### RECORDS SUPPLIED

:::::

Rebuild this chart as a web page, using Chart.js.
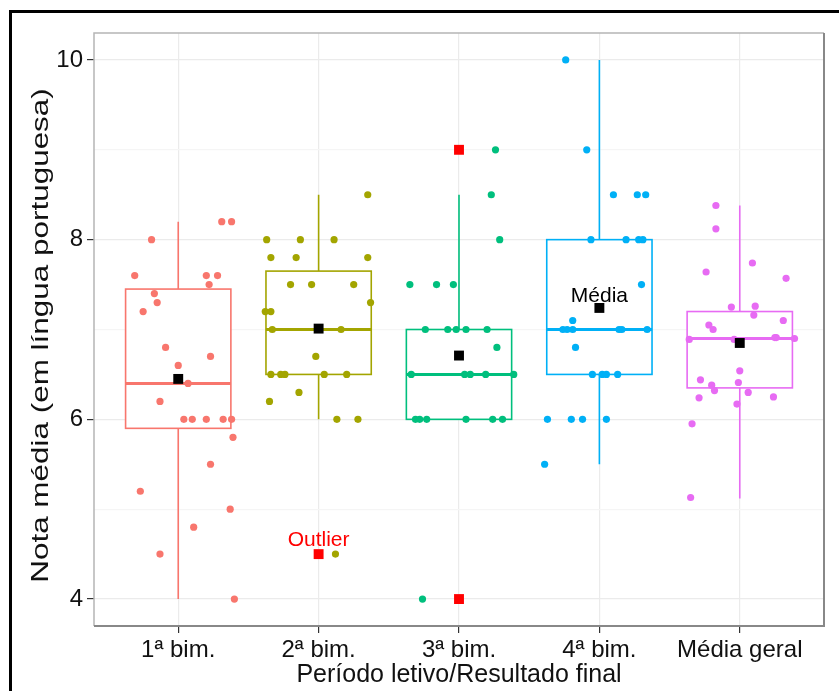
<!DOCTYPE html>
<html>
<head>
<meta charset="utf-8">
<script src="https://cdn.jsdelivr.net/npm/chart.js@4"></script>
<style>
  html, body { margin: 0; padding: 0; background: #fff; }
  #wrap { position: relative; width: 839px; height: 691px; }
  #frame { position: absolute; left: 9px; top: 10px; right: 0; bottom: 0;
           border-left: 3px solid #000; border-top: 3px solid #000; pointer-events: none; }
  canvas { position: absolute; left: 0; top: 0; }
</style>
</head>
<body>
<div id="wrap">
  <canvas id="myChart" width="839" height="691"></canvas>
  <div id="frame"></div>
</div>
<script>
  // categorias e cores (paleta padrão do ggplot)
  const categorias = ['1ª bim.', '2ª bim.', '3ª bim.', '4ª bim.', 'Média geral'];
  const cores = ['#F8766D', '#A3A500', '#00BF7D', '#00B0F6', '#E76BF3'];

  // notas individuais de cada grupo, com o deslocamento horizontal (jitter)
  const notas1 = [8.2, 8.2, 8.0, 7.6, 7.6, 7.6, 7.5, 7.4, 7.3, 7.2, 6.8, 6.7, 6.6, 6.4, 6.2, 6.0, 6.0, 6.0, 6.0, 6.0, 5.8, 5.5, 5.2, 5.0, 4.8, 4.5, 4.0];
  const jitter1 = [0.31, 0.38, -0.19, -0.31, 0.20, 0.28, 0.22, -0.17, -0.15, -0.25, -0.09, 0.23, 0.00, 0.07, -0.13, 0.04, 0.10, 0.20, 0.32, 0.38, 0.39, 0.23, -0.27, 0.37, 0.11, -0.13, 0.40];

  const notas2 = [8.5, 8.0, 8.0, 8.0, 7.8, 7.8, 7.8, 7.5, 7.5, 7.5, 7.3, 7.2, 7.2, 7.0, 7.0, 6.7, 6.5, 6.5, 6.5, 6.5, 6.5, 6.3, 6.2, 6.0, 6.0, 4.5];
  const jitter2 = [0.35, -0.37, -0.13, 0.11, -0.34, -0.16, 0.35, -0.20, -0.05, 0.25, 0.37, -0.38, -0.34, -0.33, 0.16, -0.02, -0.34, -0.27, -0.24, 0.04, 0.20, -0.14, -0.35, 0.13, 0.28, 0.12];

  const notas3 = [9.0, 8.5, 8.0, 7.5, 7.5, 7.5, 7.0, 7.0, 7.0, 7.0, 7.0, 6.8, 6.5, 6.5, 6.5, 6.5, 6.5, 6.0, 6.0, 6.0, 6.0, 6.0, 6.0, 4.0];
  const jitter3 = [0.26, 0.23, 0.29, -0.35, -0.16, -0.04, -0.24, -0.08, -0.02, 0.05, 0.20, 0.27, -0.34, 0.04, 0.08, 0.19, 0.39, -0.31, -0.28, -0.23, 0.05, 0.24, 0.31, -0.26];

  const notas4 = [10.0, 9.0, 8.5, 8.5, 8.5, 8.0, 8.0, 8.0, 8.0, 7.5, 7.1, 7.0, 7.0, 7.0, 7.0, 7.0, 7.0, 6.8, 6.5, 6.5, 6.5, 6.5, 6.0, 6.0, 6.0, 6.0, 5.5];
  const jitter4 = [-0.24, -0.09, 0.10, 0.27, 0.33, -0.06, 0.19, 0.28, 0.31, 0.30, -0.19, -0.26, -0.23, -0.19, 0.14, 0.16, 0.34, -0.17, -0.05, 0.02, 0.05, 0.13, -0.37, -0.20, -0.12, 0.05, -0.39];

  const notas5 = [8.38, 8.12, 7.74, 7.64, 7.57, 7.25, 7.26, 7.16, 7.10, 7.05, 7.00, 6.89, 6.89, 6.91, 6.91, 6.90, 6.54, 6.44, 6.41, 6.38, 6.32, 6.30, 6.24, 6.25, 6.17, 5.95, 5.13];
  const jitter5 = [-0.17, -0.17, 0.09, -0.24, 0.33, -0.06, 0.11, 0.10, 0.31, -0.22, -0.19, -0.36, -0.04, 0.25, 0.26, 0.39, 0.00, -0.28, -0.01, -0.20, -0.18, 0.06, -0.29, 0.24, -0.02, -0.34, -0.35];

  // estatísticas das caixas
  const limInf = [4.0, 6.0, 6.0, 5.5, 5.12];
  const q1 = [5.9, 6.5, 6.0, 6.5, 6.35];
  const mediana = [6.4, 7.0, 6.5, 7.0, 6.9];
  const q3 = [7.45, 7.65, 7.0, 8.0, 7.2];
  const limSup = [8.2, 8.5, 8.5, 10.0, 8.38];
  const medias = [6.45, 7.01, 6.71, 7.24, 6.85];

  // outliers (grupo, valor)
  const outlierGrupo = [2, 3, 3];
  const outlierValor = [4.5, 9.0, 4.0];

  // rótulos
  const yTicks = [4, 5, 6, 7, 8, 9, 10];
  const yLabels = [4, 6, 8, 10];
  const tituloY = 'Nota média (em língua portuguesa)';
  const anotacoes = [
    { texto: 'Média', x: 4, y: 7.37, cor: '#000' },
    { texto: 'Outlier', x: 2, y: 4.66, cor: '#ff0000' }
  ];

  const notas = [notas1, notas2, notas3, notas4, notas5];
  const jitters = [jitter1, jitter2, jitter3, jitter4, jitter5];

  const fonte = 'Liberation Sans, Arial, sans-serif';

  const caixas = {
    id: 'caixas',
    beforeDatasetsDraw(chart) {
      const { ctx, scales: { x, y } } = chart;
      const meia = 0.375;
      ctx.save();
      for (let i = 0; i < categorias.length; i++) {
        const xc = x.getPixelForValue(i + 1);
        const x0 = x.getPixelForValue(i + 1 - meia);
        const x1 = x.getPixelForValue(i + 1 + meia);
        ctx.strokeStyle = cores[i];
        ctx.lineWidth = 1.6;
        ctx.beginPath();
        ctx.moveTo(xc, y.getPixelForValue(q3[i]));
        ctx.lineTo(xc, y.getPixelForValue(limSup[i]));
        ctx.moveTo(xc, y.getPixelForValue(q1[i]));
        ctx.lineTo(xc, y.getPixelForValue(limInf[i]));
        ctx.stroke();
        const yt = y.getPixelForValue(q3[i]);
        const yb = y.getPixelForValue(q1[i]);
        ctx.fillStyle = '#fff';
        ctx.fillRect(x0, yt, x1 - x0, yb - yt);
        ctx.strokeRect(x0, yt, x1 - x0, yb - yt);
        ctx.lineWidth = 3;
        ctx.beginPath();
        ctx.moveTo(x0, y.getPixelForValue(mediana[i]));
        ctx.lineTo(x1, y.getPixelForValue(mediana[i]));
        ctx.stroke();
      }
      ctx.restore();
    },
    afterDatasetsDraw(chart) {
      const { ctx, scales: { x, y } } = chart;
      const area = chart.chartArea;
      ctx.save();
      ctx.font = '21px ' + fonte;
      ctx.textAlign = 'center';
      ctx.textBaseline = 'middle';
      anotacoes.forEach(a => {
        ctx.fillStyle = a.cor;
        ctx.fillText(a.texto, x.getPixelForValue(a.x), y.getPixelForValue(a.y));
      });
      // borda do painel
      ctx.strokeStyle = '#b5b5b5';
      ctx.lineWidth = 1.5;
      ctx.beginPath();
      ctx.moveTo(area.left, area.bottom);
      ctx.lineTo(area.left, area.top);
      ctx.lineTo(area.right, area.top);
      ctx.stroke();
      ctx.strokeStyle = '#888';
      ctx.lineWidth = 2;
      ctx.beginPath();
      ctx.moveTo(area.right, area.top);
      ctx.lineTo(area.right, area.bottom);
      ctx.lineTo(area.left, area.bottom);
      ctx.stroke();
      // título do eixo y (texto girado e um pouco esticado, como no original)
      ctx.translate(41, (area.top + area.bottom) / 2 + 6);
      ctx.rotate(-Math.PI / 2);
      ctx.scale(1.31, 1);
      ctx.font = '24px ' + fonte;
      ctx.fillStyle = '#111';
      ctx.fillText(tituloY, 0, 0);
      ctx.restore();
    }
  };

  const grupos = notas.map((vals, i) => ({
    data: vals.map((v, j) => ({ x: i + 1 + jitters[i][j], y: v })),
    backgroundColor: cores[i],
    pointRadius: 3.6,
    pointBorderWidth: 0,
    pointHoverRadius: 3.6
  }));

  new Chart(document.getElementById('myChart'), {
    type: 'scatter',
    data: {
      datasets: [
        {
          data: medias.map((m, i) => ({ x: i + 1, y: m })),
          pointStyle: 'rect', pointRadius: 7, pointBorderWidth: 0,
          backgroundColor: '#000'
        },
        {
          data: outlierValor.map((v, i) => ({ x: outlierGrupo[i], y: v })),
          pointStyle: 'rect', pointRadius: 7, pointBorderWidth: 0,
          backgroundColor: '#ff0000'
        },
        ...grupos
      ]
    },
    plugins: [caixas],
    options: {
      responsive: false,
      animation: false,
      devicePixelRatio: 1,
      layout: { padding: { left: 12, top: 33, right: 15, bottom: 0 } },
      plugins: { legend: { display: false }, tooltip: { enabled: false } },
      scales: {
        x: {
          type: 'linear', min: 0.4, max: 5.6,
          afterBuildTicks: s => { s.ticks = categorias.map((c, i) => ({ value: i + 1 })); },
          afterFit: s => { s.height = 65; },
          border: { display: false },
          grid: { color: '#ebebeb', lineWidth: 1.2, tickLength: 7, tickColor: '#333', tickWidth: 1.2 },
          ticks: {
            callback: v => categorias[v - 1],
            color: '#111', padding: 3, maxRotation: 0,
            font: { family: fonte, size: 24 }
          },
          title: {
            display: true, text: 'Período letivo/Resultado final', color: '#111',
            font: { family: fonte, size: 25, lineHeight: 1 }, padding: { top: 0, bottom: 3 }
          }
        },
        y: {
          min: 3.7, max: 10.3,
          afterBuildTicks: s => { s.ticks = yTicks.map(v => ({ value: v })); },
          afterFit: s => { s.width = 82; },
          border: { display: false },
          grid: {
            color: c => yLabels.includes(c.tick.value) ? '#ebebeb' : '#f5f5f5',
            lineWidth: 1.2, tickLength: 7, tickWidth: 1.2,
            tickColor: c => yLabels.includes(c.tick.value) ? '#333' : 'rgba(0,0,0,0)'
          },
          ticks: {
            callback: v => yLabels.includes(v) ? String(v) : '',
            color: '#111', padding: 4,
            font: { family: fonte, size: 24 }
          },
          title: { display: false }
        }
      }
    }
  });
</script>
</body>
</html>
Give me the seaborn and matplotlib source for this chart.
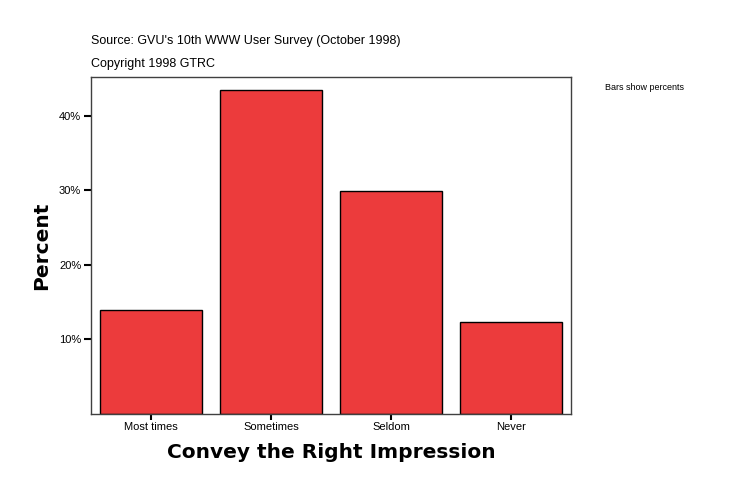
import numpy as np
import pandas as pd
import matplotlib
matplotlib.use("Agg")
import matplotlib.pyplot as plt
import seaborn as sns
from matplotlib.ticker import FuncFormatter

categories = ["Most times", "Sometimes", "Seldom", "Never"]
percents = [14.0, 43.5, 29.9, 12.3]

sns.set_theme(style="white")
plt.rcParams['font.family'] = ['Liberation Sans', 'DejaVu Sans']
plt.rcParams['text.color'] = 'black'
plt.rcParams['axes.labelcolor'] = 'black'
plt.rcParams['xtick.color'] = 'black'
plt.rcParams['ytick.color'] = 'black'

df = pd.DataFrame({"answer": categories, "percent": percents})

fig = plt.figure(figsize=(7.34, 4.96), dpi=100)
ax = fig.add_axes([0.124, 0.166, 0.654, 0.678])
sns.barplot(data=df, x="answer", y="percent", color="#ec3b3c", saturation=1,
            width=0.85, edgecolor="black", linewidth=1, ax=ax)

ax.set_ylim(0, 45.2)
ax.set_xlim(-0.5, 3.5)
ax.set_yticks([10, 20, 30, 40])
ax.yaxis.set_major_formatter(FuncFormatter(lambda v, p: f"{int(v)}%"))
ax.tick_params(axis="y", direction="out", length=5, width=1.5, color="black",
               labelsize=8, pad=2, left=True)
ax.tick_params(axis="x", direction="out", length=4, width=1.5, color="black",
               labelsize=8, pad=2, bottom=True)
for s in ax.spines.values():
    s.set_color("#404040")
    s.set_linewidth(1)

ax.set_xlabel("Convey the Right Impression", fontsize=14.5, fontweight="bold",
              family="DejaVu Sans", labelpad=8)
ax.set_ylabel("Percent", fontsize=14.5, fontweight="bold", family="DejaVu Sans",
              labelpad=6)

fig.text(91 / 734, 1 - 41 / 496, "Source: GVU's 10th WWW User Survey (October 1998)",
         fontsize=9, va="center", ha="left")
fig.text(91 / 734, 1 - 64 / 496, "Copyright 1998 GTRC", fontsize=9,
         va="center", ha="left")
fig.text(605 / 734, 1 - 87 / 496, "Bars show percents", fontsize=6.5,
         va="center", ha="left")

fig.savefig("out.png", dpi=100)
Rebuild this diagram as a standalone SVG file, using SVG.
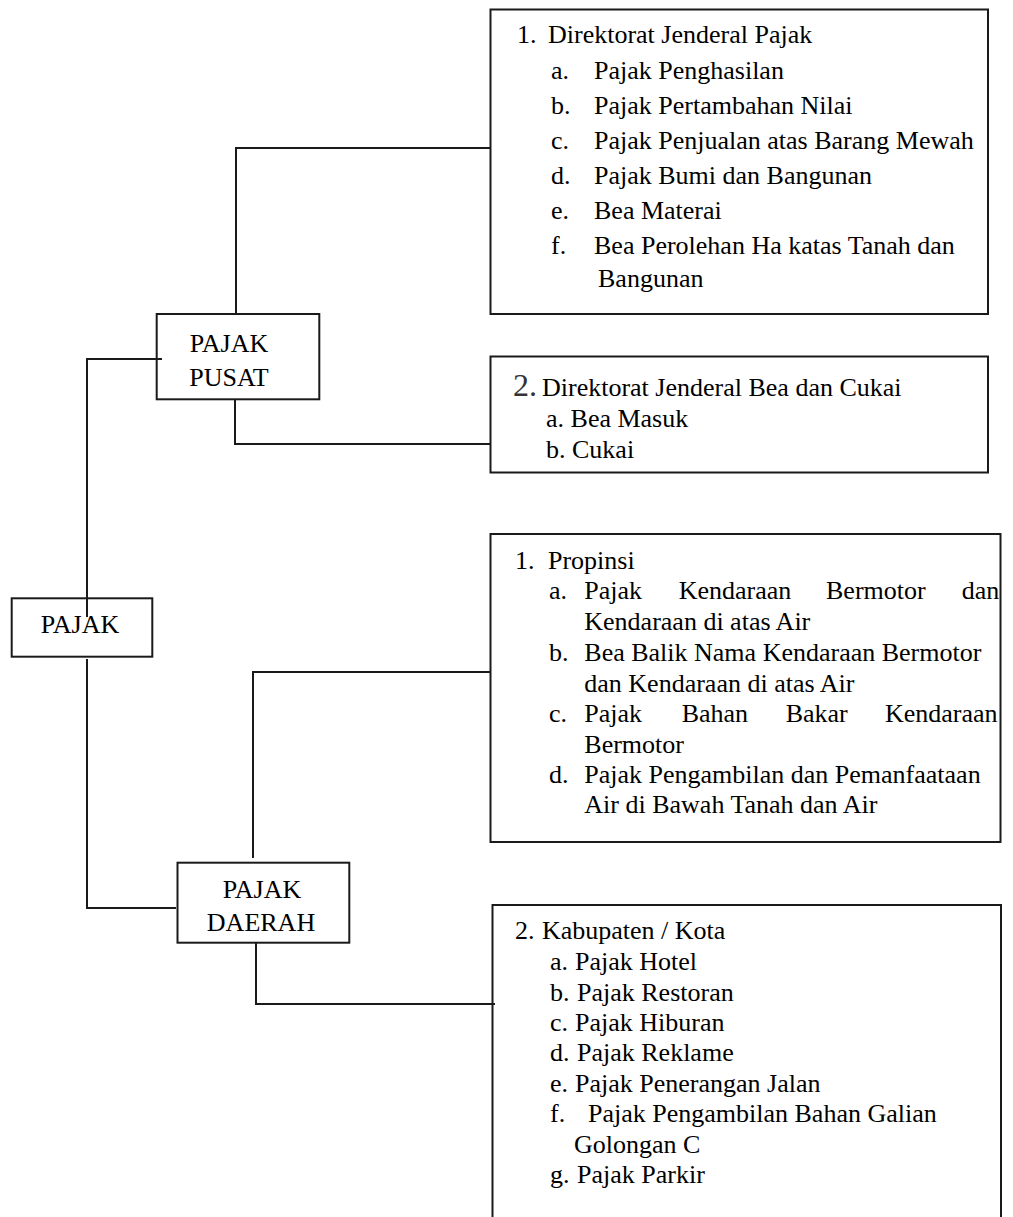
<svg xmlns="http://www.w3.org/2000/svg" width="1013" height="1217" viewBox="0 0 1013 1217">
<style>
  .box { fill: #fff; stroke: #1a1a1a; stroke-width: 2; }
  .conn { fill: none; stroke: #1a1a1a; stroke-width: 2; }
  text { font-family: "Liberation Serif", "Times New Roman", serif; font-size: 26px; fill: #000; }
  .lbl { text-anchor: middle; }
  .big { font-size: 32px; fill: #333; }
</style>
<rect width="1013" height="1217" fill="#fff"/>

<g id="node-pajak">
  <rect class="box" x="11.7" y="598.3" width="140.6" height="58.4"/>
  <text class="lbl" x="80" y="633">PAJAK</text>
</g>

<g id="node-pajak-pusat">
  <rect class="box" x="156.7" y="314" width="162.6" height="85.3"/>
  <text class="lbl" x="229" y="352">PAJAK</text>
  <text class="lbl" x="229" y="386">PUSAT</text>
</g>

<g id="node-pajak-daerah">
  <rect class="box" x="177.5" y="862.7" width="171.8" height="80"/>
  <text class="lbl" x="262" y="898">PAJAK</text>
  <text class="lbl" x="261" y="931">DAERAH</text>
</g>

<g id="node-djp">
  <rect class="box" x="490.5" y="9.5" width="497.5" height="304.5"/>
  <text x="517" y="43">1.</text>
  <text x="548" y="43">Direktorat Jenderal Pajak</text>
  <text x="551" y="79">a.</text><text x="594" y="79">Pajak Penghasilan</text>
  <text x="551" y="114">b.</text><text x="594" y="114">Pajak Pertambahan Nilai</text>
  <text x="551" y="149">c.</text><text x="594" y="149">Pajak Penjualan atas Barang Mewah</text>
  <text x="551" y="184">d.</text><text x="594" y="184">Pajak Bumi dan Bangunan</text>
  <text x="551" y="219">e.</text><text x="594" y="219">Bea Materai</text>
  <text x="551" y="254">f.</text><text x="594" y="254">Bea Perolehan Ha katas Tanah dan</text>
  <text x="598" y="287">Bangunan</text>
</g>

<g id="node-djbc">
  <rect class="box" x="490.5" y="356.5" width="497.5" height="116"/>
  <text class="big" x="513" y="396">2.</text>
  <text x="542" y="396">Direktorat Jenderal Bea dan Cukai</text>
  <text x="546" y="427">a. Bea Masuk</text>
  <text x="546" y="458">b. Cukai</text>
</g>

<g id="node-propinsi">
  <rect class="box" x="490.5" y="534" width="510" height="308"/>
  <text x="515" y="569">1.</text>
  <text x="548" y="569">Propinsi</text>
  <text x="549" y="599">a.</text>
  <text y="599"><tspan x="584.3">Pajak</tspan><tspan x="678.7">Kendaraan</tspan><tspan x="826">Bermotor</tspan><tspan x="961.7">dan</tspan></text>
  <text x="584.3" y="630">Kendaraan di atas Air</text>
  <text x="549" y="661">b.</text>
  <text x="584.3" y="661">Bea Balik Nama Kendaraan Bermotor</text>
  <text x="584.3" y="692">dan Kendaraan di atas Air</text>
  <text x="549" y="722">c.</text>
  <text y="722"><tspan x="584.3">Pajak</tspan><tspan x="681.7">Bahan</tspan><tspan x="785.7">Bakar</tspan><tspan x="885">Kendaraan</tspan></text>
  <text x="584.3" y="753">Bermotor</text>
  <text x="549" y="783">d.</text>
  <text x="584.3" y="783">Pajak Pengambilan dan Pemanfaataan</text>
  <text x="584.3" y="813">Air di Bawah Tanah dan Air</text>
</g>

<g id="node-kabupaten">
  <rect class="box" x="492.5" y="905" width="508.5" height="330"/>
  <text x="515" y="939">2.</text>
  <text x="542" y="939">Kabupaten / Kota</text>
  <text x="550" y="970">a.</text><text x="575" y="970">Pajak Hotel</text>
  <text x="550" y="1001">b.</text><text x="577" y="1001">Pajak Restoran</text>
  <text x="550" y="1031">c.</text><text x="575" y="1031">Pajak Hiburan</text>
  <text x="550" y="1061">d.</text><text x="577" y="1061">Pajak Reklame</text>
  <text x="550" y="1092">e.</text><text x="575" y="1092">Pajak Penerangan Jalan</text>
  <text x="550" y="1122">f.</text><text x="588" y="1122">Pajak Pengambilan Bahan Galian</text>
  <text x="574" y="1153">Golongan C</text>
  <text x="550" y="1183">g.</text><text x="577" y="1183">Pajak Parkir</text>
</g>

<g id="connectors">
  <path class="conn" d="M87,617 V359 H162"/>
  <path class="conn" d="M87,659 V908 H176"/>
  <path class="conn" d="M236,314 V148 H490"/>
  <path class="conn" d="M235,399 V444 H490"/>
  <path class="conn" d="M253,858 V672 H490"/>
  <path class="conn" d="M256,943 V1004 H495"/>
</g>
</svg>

:::::

### WRITTEN INSTRUCTION
Leave out any pictures and return exactly the lines from the beginning of the data through the line with "0.11, -0.13, 0.40];", inclusive.

### PROBLEM SOLUTION
Rebuild this chart as a web page, using Chart.js.
<!DOCTYPE html>
<html>
<head>
<meta charset="utf-8">
<script src="https://cdn.jsdelivr.net/npm/chart.js@4"></script>
<style>
  html, body { margin: 0; padding: 0; background: #fff; }
  #wrap { position: relative; width: 839px; height: 691px; }
  #frame { position: absolute; left: 9px; top: 10px; right: 0; bottom: 0;
           border-left: 3px solid #000; border-top: 3px solid #000; pointer-events: none; }
  canvas { position: absolute; left: 0; top: 0; }
</style>
</head>
<body>
<div id="wrap">
  <canvas id="myChart" width="839" height="691"></canvas>
  <div id="frame"></div>
</div>
<script>
  // categorias e cores (paleta padrão do ggplot)
  const categorias = ['1ª bim.', '2ª bim.', '3ª bim.', '4ª bim.', 'Média geral'];
  const cores = ['#F8766D', '#A3A500', '#00BF7D', '#00B0F6', '#E76BF3'];

  // notas individuais de cada grupo, com o deslocamento horizontal (jitter)
  const notas1 = [8.2, 8.2, 8.0, 7.6, 7.6, 7.6, 7.5, 7.4, 7.3, 7.2, 6.8, 6.7, 6.6, 6.4, 6.2, 6.0, 6.0, 6.0, 6.0, 6.0, 5.8, 5.5, 5.2, 5.0, 4.8, 4.5, 4.0];
  const jitter1 = [0.31, 0.38, -0.19, -0.31, 0.20, 0.28, 0.22, -0.17, -0.15, -0.25, -0.09, 0.23, 0.00, 0.07, -0.13, 0.04, 0.10, 0.20, 0.32, 0.38, 0.39, 0.23, -0.27, 0.37, 0.11, -0.13, 0.40];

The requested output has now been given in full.